**Problem to solve**
Write out the listing, please, but only from its first line through the line containing "const fermiLevel = 0;", exactly as given and without pictures.

++++++++

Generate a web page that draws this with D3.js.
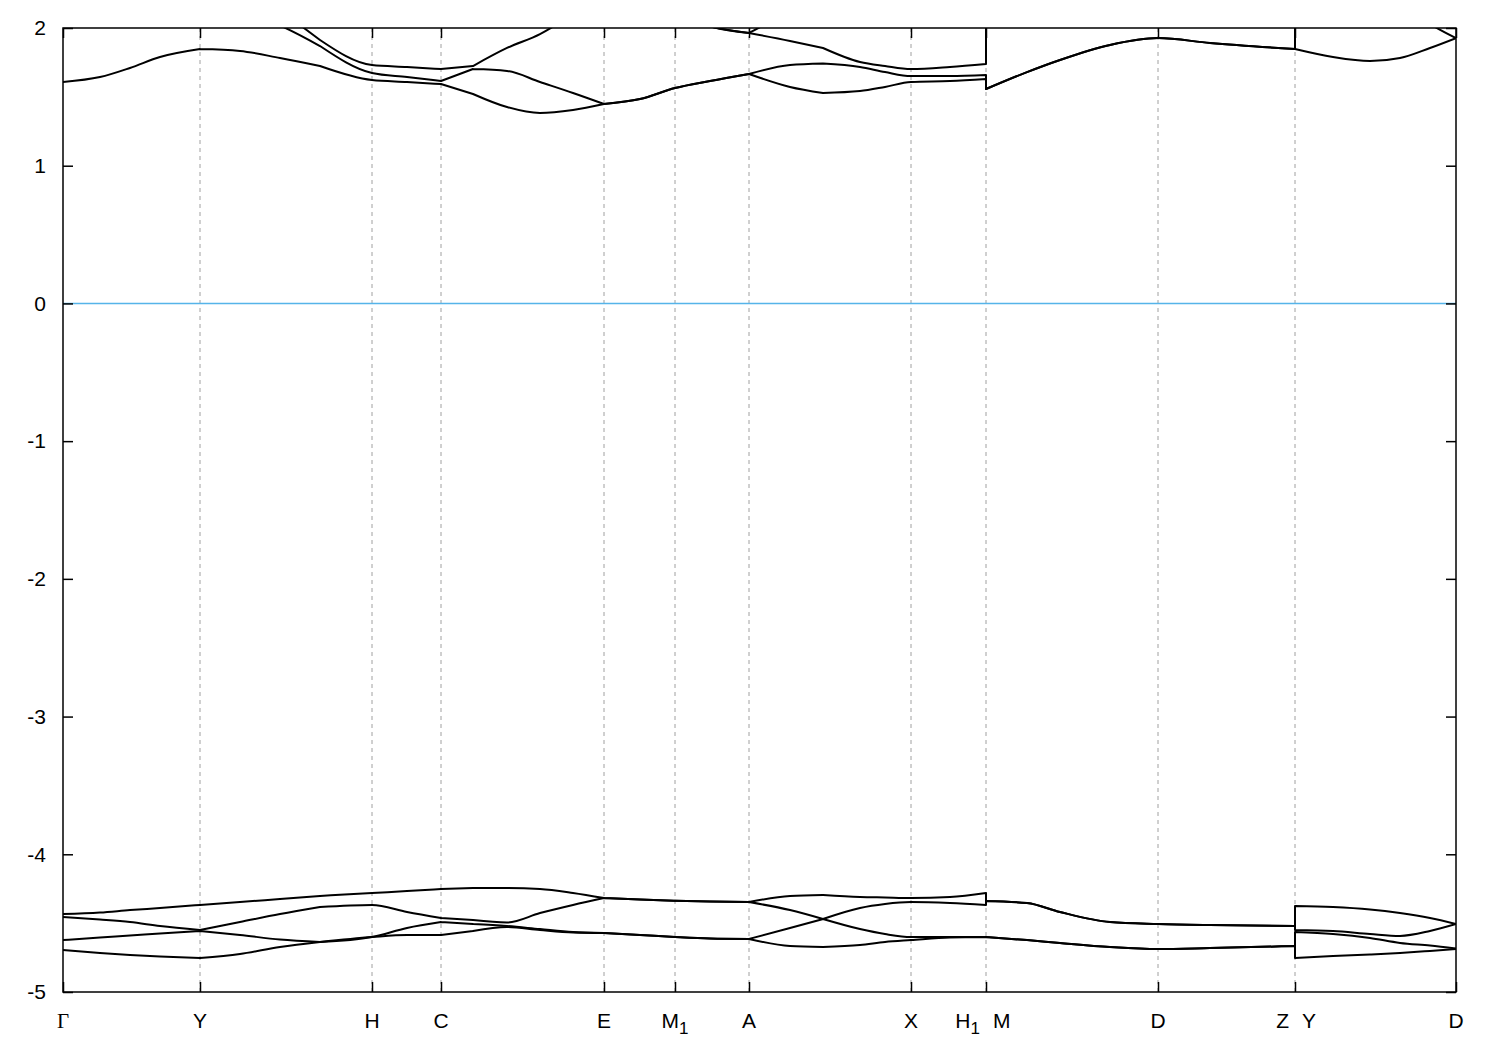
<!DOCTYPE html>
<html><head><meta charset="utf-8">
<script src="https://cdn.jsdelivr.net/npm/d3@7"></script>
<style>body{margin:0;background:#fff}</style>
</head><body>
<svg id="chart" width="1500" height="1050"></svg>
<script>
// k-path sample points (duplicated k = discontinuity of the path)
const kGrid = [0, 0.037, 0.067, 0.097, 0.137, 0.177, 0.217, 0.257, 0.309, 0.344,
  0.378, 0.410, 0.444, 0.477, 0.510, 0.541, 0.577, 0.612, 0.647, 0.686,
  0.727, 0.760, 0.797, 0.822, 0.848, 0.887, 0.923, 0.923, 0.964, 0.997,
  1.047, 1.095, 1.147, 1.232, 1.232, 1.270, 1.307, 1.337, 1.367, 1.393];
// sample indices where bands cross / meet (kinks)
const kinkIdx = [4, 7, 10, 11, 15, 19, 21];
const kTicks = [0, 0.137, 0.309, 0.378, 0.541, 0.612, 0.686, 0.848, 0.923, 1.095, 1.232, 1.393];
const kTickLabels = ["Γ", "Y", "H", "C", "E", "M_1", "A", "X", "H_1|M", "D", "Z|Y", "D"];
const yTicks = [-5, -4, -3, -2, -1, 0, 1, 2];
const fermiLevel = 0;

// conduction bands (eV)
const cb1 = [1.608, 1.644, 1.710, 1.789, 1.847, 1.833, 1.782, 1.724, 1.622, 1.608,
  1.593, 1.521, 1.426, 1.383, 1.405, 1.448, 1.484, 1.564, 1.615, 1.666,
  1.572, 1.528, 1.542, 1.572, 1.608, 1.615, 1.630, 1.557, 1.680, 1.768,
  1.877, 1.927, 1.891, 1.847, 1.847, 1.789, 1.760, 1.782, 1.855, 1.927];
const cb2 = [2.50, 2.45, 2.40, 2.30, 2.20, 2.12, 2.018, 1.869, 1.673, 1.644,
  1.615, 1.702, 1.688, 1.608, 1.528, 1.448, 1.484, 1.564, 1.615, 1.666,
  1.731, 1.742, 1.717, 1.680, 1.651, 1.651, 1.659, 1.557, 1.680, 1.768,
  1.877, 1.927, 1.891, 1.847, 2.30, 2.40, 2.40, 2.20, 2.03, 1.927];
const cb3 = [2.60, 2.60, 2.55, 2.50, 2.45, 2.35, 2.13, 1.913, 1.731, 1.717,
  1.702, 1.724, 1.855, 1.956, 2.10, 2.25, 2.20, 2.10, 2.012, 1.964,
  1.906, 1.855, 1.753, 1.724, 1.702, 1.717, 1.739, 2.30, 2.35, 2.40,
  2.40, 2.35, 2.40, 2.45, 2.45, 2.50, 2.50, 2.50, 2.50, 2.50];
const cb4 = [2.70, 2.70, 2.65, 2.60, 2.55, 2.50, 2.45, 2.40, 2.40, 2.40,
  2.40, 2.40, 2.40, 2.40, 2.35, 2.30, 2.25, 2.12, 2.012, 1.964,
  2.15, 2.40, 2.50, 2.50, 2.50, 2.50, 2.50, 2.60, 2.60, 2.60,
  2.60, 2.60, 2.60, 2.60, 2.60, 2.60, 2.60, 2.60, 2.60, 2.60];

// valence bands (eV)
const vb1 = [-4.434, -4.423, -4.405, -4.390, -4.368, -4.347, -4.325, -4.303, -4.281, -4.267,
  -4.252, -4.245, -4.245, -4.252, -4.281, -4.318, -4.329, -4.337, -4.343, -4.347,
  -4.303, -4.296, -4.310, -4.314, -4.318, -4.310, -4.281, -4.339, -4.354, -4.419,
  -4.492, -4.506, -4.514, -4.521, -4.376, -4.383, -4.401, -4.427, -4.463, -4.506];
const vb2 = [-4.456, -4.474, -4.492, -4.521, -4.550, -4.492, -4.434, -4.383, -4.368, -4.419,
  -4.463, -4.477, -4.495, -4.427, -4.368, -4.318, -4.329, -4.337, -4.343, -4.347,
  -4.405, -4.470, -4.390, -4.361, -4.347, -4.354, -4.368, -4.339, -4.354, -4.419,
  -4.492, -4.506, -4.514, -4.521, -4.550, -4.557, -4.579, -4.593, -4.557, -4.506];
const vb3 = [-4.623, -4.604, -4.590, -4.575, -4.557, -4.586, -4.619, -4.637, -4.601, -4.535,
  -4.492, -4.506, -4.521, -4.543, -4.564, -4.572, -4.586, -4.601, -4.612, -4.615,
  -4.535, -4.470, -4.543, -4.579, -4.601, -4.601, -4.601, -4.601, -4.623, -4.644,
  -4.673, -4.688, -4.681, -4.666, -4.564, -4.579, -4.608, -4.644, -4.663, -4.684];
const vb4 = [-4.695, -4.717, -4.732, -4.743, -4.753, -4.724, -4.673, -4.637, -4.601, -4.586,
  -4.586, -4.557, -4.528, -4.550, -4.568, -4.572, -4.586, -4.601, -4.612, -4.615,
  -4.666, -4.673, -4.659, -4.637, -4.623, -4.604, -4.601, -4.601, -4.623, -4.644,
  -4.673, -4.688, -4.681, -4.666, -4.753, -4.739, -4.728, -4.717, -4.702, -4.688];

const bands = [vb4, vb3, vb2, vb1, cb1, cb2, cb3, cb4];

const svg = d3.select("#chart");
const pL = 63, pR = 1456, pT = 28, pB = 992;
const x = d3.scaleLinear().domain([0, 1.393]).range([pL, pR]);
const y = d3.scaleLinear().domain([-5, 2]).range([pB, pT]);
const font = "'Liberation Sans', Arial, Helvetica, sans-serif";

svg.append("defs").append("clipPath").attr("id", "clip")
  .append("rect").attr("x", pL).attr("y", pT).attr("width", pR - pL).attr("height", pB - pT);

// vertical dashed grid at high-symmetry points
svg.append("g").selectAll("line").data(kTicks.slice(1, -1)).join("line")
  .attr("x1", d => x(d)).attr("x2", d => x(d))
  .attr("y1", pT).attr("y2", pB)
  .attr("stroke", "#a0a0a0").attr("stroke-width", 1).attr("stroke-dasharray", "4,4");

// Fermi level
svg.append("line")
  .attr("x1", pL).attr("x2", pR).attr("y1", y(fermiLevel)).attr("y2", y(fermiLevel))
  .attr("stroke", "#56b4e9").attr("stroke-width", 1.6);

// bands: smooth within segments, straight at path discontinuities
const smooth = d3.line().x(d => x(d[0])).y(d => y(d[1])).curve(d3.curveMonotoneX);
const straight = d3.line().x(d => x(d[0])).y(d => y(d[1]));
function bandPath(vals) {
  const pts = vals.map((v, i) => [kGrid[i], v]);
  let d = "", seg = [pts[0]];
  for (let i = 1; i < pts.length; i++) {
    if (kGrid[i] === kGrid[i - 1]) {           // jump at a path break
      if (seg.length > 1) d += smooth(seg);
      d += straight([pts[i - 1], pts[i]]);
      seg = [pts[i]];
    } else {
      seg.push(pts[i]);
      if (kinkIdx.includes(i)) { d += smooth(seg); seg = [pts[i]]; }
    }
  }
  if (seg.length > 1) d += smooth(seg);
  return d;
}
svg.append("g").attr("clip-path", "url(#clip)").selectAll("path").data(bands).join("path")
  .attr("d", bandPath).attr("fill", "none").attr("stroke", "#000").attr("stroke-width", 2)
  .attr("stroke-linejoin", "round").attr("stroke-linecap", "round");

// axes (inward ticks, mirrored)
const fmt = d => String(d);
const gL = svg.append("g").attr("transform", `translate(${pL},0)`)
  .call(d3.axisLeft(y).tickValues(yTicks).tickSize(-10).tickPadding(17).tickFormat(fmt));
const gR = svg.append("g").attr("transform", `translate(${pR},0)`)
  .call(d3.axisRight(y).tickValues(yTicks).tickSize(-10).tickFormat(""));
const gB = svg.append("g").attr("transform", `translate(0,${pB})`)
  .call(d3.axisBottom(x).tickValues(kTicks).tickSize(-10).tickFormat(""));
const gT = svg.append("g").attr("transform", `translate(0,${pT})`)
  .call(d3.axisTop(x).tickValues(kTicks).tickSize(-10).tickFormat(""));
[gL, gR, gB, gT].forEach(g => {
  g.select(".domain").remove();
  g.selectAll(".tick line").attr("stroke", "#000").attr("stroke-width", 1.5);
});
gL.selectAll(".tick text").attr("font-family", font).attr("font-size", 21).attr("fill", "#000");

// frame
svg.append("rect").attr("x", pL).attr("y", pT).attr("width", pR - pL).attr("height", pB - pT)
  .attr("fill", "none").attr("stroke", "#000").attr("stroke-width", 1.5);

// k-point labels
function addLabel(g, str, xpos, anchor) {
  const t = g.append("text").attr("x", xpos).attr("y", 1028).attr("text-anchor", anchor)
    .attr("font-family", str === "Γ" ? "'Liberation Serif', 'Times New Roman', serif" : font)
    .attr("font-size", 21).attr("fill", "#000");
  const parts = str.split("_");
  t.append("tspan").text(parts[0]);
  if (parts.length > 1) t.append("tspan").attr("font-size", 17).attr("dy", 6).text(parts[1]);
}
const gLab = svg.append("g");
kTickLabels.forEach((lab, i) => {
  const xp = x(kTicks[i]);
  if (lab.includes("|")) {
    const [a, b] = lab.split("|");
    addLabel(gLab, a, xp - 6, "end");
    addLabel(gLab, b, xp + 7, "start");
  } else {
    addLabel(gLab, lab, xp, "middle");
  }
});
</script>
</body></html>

++++++++

**Correct output**
Generate a web page that draws this with D3.js.
<!DOCTYPE html>
<html><head><meta charset="utf-8">
<script src="https://cdn.jsdelivr.net/npm/d3@7"></script>
<style>body{margin:0;background:#fff}</style>
</head><body>
<svg id="chart" width="1500" height="1050"></svg>
<script>
// k-path sample points (duplicated k = discontinuity of the path)
const kGrid = [0, 0.037, 0.067, 0.097, 0.137, 0.177, 0.217, 0.257, 0.309, 0.344,
  0.378, 0.410, 0.444, 0.477, 0.510, 0.541, 0.577, 0.612, 0.647, 0.686,
  0.727, 0.760, 0.797, 0.822, 0.848, 0.887, 0.923, 0.923, 0.964, 0.997,
  1.047, 1.095, 1.147, 1.232, 1.232, 1.270, 1.307, 1.337, 1.367, 1.393];
// sample indices where bands cross / meet (kinks)
const kinkIdx = [4, 7, 10, 11, 15, 19, 21];
const kTicks = [0, 0.137, 0.309, 0.378, 0.541, 0.612, 0.686, 0.848, 0.923, 1.095, 1.232, 1.393];
const kTickLabels = ["Γ", "Y", "H", "C", "E", "M_1", "A", "X", "H_1|M", "D", "Z|Y", "D"];
const yTicks = [-5, -4, -3, -2, -1, 0, 1, 2];
const fermiLevel = 0;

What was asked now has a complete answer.